(TASK DETAILS): Print only the lines from the top of the data through the line with "y1 = (363 - mt) / ppc", both included, skipping every picture.

--------------------

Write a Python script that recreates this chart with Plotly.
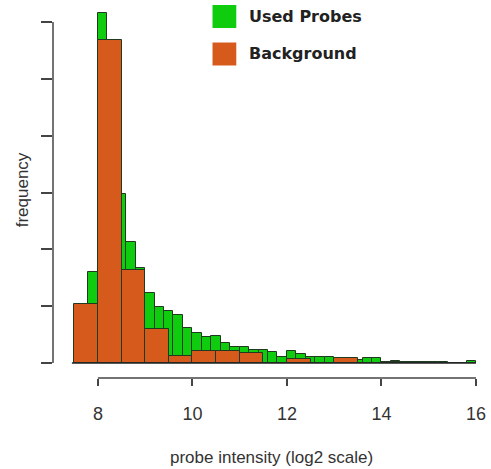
import plotly.graph_objects as go

# ---- data (counts, arbitrary units: 100 per y tick) ----
used_edges_start = 7.6
used_bin_width = 0.2
used_counts = [76, 161, 616, 555, 297, 213, 167, 123, 99, 92, 84, 62, 53, 46, 48,
               36, 28, 29, 23, 23, 19, 11, 21, 15, 11, 10, 10, 5, 3, 5, 8, 8, 1, 4,
               2, 2, 1, 2, 2, 0, 0, 4]

bg_edges_start = 7.5
bg_bin_width = 0.5
bg_counts = [104, 568, 163, 59, 12, 21, 21, 17, 0, 7, 0, 8, 0, 1, 1, 0, 0]

x_ticks = [8, 10, 12, 14, 16]
y_ticks = [0, 100, 200, 300, 400, 500, 600]

used_x = [used_edges_start + used_bin_width * (i + 0.5) for i in range(len(used_counts))]
bg_x = [bg_edges_start + bg_bin_width * (i + 0.5) for i in range(len(bg_counts))]

GREEN = "#0fcc0f"
ORANGE = "#d65a1b"
EDGE = "#203a20"

W, H = 491, 469
ml, mr, mt, mb = 53, 6, 5, 91
pw = W - ml - mr
ph = H - mt - mb

def px(xp):
    return (xp - ml) / pw

def py(yp):
    return 1 - (yp - mt) / ph

fig = go.Figure()
fig.add_trace(go.Bar(x=used_x, y=used_counts, width=used_bin_width,
                     marker=dict(color=GREEN, line=dict(color=EDGE, width=1)),
                     showlegend=False))
fig.add_trace(go.Bar(x=bg_x, y=bg_counts, width=bg_bin_width,
                     marker=dict(color=ORANGE, line=dict(color=EDGE, width=1)),
                     showlegend=False))

ppu = 47.7
x0 = 8 + (ml - 98.3) / ppu
x1 = 8 + (W - mr - 98.3) / ppu
ppc = 0.5683
y0 = -(mt + ph - 363) / ppc
y1 = (363 - mt) / ppc

fig.update_layout(
    width=W, height=H,
    margin=dict(l=ml, r=mr, t=mt, b=mb),
    paper_bgcolor="white", plot_bgcolor="white",
    barmode="overlay", bargap=0,
    font=dict(family="Liberation Sans, Arial, sans-serif", color="#333"),
    xaxis=dict(range=[x0, x1], tickvals=x_ticks, ticktext=[str(v) for v in x_ticks],
               ticks="outside", ticklen=7, tickwidth=1.5, tickcolor="#444",
               ticklabelstandoff=12,
               showgrid=False, zeroline=False, showline=False,
               tickfont=dict(size=18, color="#333")),
    yaxis=dict(range=[y0, y1], tickvals=y_ticks, showticklabels=False,
               ticks="outside", ticklen=11, tickwidth=1.5, tickcolor="#444",
               showgrid=False, zeroline=False, showline=False),
)

fig.add_shape(type="line", xref="x", yref="paper", x0=x_ticks[0], x1=x_ticks[-1],
              y0=0, y1=0, line=dict(color="#444", width=1.5))
fig.add_shape(type="line", xref="paper", yref="y", x0=0, x1=0,
              y0=y_ticks[0], y1=y_ticks[-1], line=dict(color="#444", width=1.5))
fig.add_shape(type="line", xref="x", yref="y", x0=bg_edges_start - 0.05, x1=16,
              y0=0, y1=0, line=dict(color="#222", width=1.5), layer="above")

fig.add_annotation(text="probe intensity (log2 scale)", xref="paper", yref="paper",
                   x=px(274), y=py(458), xanchor="center", yanchor="middle",
                   showarrow=False, font=dict(size=17, color="#333"))
fig.add_annotation(text="frequency", xref="paper", yref="paper",
                   x=px(22), y=py(190), xanchor="center", yanchor="middle",
                   showarrow=False, textangle=-90,
                   font=dict(size=17, color="#333"))

legend_items = [("Used Probes", GREEN, 16.5), ("Background", ORANGE, 54)]
for label, col, cy in legend_items:
    fig.add_shape(type="rect", xref="paper", yref="paper",
                  x0=px(214), x1=px(238), y0=py(cy - 11.5), y1=py(cy + 11.5),
                  fillcolor=col, line=dict(width=0))
    fig.add_annotation(text="<b>" + label + "</b>", xref="paper", yref="paper",
                       x=px(249), y=py(cy), xanchor="left", yanchor="middle",
                       showarrow=False,
                       font=dict(family="DejaVu Sans, sans-serif", size=16, color="#222"))

fig.write_html("out.html")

--------------------

(COMPLETE OUTPUT):
Write a Python script that recreates this chart with Plotly.
import plotly.graph_objects as go

# ---- data (counts, arbitrary units: 100 per y tick) ----
used_edges_start = 7.6
used_bin_width = 0.2
used_counts = [76, 161, 616, 555, 297, 213, 167, 123, 99, 92, 84, 62, 53, 46, 48,
               36, 28, 29, 23, 23, 19, 11, 21, 15, 11, 10, 10, 5, 3, 5, 8, 8, 1, 4,
               2, 2, 1, 2, 2, 0, 0, 4]

bg_edges_start = 7.5
bg_bin_width = 0.5
bg_counts = [104, 568, 163, 59, 12, 21, 21, 17, 0, 7, 0, 8, 0, 1, 1, 0, 0]

x_ticks = [8, 10, 12, 14, 16]
y_ticks = [0, 100, 200, 300, 400, 500, 600]

used_x = [used_edges_start + used_bin_width * (i + 0.5) for i in range(len(used_counts))]
bg_x = [bg_edges_start + bg_bin_width * (i + 0.5) for i in range(len(bg_counts))]

GREEN = "#0fcc0f"
ORANGE = "#d65a1b"
EDGE = "#203a20"

W, H = 491, 469
ml, mr, mt, mb = 53, 6, 5, 91
pw = W - ml - mr
ph = H - mt - mb

def px(xp):
    return (xp - ml) / pw

def py(yp):
    return 1 - (yp - mt) / ph

fig = go.Figure()
fig.add_trace(go.Bar(x=used_x, y=used_counts, width=used_bin_width,
                     marker=dict(color=GREEN, line=dict(color=EDGE, width=1)),
                     showlegend=False))
fig.add_trace(go.Bar(x=bg_x, y=bg_counts, width=bg_bin_width,
                     marker=dict(color=ORANGE, line=dict(color=EDGE, width=1)),
                     showlegend=False))

ppu = 47.7
x0 = 8 + (ml - 98.3) / ppu
x1 = 8 + (W - mr - 98.3) / ppu
ppc = 0.5683
y0 = -(mt + ph - 363) / ppc
y1 = (363 - mt) / ppc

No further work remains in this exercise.